Morphological richness predicts difficulty only when using tokenizers that fragment words inconsistently; morphology-aware tokenization removes this correlation.
Shared-parameter training induces negative transfer (interference) when languages are typologically distant, which can be mitigated by modular architectures (adapters).
Evaluation metrics like perplexity are confounded by vocabulary size and segmentation; character-level or byte-level metrics (BPC) offer fairer comparisons.

📚 Prerequisite Knowledge

Prerequisites

Understanding of subword tokenization algorithms (BPE, WordPiece)
Familiarity with Transformer-based language model pretraining
Basic concepts in linguistics (morphology, typology, orthography)
Information theory basics (entropy, surprisal)

Key Terms

byte premium: The inefficiency where non-Latin characters require more bytes (e.g., 3 bytes for Chinese) than Latin characters (1 byte) in UTF-8, inflating sequence lengths.

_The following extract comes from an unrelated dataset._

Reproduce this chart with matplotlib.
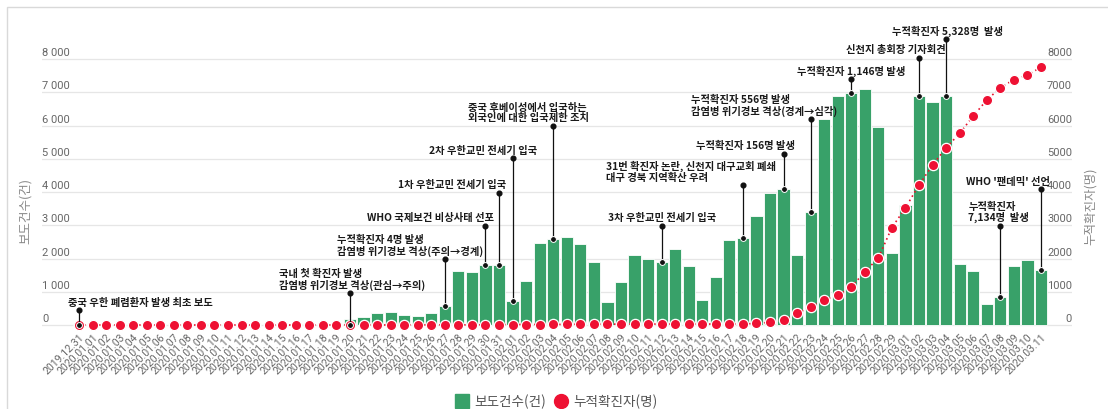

negative transfer: A phenomenon where learning one language degrades performance in another, often due to parameter interference or limited capacity.

typological distance: A measure of structural difference between languages based on features like word order, morphology, and phonology.

agglutinative: Languages that form words by stringing together many morphemes with distinct meanings (e.g., Turkish, Finnish), often leading to long words.

surprisal: A measure of unpredictability; the negative log probability of a token given its context.

BPE: Byte-Pair Encoding—a tokenization algorithm that iteratively merges the most frequent adjacent pairs of characters or bytes.

isochrony: The tendency of languages to maintain a constant rate of information transmission (bits per second) despite structural differences.

UNK: Unknown token—a placeholder used when a model encounters a character or subword not in its vocabulary.

morpheme: The smallest meaningful unit in a language (e.g., 'un-', 'break', '-able').

perplexity: A metric measuring how well a probability model predicts a sample; lower values indicate better prediction.